- **Dataset extract**
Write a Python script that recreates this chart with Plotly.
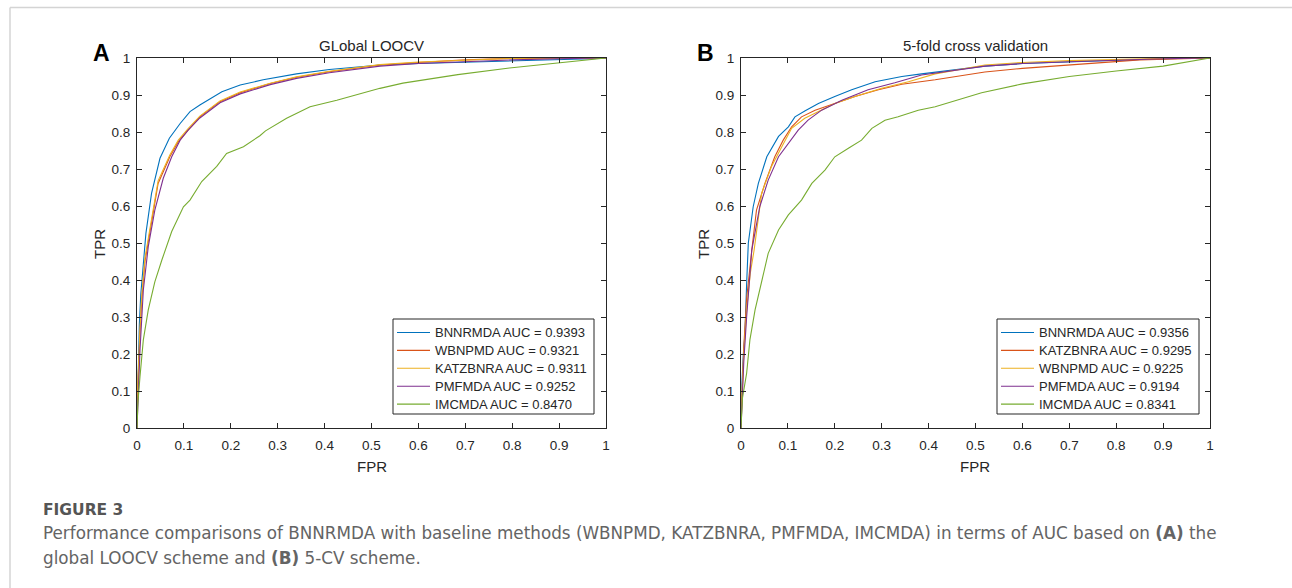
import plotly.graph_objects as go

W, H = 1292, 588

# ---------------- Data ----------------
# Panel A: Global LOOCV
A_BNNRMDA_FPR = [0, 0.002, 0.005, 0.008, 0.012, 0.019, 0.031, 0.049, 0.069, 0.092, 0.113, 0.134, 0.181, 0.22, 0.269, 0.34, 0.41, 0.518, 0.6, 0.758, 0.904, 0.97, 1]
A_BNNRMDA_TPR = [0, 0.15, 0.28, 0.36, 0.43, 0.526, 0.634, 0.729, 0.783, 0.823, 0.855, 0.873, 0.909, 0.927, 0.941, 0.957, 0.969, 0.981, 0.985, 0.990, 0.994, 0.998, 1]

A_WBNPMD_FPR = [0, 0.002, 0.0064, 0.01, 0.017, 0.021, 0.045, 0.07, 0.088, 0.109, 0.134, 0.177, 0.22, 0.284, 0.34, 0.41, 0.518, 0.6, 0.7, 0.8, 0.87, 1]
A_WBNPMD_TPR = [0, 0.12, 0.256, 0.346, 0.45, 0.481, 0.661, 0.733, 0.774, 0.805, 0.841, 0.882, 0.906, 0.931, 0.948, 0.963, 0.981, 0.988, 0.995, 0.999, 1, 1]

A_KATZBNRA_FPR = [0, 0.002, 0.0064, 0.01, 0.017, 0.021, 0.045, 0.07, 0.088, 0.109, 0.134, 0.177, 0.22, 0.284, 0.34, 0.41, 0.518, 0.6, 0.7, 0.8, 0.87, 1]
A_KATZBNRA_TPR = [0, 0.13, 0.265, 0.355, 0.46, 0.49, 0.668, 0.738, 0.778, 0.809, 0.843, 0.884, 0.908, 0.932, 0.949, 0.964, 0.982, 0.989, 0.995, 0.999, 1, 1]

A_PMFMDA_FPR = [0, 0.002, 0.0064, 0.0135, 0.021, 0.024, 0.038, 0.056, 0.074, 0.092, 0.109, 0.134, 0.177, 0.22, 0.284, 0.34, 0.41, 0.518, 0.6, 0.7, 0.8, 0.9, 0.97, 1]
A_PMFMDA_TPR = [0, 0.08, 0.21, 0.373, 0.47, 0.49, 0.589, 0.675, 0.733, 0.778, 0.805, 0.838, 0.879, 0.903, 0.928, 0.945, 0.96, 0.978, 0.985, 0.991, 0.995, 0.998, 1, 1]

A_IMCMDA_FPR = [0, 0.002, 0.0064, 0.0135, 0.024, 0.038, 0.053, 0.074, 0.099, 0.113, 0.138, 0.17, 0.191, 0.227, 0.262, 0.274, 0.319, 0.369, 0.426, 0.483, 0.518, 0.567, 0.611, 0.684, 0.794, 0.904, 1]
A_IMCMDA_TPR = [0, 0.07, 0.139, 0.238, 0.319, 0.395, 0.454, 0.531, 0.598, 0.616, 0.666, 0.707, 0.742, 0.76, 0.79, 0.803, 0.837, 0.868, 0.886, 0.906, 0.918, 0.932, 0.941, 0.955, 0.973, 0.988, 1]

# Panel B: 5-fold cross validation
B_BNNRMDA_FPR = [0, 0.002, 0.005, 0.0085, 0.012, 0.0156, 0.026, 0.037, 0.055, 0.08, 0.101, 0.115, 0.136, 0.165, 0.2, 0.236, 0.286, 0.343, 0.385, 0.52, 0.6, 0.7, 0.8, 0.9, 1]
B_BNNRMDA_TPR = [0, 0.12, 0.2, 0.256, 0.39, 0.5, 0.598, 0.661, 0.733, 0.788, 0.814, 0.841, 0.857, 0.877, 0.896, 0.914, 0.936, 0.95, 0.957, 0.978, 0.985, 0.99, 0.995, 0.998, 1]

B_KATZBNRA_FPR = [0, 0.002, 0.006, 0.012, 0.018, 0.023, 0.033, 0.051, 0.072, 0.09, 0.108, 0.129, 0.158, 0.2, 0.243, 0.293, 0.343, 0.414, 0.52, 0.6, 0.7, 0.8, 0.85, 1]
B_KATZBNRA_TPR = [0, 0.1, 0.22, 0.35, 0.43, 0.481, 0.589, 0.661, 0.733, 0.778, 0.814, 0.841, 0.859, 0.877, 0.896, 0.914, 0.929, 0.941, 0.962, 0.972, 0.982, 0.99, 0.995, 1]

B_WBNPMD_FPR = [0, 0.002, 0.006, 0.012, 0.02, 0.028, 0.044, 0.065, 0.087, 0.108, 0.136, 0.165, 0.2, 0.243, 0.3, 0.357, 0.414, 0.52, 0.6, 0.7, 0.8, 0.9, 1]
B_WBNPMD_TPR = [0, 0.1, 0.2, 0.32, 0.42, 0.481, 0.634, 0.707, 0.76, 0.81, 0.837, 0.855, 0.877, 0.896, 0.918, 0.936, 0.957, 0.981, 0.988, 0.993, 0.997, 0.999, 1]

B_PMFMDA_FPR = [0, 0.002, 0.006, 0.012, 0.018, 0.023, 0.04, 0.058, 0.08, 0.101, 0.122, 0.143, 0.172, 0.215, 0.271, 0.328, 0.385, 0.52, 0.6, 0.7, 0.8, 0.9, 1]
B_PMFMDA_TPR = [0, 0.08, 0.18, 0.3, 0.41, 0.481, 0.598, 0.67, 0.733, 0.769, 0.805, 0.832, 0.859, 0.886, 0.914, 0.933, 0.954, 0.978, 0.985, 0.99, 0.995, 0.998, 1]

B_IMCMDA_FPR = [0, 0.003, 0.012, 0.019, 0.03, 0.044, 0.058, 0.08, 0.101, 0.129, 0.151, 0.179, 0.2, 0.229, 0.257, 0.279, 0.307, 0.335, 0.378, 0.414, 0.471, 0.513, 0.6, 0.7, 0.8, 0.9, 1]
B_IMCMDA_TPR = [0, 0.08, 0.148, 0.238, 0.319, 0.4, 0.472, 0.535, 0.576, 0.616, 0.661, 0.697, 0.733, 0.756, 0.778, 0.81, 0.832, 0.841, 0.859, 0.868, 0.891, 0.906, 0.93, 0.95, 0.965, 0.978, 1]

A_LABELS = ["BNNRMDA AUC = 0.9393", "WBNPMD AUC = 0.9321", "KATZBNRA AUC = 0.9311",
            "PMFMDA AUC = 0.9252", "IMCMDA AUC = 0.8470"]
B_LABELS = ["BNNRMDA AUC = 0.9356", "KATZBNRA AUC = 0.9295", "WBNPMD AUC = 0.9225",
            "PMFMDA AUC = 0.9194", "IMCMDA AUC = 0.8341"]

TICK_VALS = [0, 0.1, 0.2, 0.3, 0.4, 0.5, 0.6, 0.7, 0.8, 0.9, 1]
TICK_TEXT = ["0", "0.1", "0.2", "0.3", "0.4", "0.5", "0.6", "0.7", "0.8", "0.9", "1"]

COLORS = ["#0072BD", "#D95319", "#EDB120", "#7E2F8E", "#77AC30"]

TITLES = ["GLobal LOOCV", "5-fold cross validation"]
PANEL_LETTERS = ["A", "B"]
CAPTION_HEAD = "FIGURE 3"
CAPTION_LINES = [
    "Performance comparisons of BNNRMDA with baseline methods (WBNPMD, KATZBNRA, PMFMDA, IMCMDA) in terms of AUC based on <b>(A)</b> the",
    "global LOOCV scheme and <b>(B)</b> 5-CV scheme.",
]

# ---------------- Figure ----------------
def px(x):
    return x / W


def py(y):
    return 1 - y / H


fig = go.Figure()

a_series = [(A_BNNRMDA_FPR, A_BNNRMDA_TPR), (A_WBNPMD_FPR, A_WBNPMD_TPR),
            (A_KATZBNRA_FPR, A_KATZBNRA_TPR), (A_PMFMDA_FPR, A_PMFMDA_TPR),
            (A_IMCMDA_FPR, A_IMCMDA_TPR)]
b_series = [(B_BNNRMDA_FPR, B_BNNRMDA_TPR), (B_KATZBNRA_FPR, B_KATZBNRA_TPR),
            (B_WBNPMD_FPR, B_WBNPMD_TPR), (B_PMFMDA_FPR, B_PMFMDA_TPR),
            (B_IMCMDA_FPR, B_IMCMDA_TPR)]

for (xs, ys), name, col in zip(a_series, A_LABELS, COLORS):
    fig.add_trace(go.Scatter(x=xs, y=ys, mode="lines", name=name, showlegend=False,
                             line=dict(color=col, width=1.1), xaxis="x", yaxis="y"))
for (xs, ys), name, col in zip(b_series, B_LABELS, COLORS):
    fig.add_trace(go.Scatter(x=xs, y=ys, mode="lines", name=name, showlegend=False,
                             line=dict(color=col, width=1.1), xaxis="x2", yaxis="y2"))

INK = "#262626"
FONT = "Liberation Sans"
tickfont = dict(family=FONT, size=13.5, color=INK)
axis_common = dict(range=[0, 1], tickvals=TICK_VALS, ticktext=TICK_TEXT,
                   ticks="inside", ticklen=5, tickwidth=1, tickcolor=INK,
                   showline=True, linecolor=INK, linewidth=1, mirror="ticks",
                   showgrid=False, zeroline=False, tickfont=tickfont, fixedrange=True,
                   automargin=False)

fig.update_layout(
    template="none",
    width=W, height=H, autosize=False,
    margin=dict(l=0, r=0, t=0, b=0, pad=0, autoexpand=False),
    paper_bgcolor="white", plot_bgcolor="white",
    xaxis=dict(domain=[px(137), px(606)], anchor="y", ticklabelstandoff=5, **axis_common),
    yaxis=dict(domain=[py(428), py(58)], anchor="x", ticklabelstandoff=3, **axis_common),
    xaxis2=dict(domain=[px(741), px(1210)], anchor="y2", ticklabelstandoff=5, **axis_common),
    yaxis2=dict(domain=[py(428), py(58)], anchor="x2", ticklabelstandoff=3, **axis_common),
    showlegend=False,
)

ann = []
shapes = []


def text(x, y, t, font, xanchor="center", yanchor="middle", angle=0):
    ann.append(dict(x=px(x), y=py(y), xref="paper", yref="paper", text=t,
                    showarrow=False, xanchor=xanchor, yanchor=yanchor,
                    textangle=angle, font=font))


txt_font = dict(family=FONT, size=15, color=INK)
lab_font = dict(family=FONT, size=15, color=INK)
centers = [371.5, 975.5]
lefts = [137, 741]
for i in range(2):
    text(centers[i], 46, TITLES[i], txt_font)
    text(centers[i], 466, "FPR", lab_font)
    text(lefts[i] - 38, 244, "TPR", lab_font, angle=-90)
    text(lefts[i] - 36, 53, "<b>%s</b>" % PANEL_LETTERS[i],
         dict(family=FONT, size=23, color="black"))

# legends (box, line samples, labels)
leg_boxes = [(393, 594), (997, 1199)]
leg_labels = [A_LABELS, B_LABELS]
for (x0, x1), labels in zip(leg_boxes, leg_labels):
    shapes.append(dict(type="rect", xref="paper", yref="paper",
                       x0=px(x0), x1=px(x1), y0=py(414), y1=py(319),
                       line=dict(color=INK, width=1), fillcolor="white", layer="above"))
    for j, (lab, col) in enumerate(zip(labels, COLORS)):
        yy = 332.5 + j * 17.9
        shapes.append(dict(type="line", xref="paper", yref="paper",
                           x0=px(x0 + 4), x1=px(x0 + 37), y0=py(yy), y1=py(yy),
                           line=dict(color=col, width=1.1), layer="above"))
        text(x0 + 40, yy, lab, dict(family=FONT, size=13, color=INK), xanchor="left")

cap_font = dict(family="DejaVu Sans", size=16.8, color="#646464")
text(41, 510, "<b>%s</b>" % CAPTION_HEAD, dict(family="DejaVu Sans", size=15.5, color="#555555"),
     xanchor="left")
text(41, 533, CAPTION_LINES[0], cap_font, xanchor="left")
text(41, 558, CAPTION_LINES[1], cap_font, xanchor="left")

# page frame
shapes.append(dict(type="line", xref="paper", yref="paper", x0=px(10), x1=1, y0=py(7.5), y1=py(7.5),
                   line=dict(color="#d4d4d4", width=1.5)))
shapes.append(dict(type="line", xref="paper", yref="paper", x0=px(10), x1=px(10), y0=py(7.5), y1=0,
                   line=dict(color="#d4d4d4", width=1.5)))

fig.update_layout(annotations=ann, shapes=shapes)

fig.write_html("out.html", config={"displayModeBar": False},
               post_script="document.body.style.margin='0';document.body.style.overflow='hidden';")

- **Exercise**
Copy nothing but the lines from the first one in the listing through the line with "0.989, 0.995, 0.999, 1, 1]", and omit the pictures.

- **Response**
Write a Python script that recreates this chart with Plotly.
import plotly.graph_objects as go

W, H = 1292, 588

# ---------------- Data ----------------
# Panel A: Global LOOCV
A_BNNRMDA_FPR = [0, 0.002, 0.005, 0.008, 0.012, 0.019, 0.031, 0.049, 0.069, 0.092, 0.113, 0.134, 0.181, 0.22, 0.269, 0.34, 0.41, 0.518, 0.6, 0.758, 0.904, 0.97, 1]
A_BNNRMDA_TPR = [0, 0.15, 0.28, 0.36, 0.43, 0.526, 0.634, 0.729, 0.783, 0.823, 0.855, 0.873, 0.909, 0.927, 0.941, 0.957, 0.969, 0.981, 0.985, 0.990, 0.994, 0.998, 1]

A_WBNPMD_FPR = [0, 0.002, 0.0064, 0.01, 0.017, 0.021, 0.045, 0.07, 0.088, 0.109, 0.134, 0.177, 0.22, 0.284, 0.34, 0.41, 0.518, 0.6, 0.7, 0.8, 0.87, 1]
A_WBNPMD_TPR = [0, 0.12, 0.256, 0.346, 0.45, 0.481, 0.661, 0.733, 0.774, 0.805, 0.841, 0.882, 0.906, 0.931, 0.948, 0.963, 0.981, 0.988, 0.995, 0.999, 1, 1]

A_KATZBNRA_FPR = [0, 0.002, 0.0064, 0.01, 0.017, 0.021, 0.045, 0.07, 0.088, 0.109, 0.134, 0.177, 0.22, 0.284, 0.34, 0.41, 0.518, 0.6, 0.7, 0.8, 0.87, 1]
A_KATZBNRA_TPR = [0, 0.13, 0.265, 0.355, 0.46, 0.49, 0.668, 0.738, 0.778, 0.809, 0.843, 0.884, 0.908, 0.932, 0.949, 0.964, 0.982, 0.989, 0.995, 0.999, 1, 1]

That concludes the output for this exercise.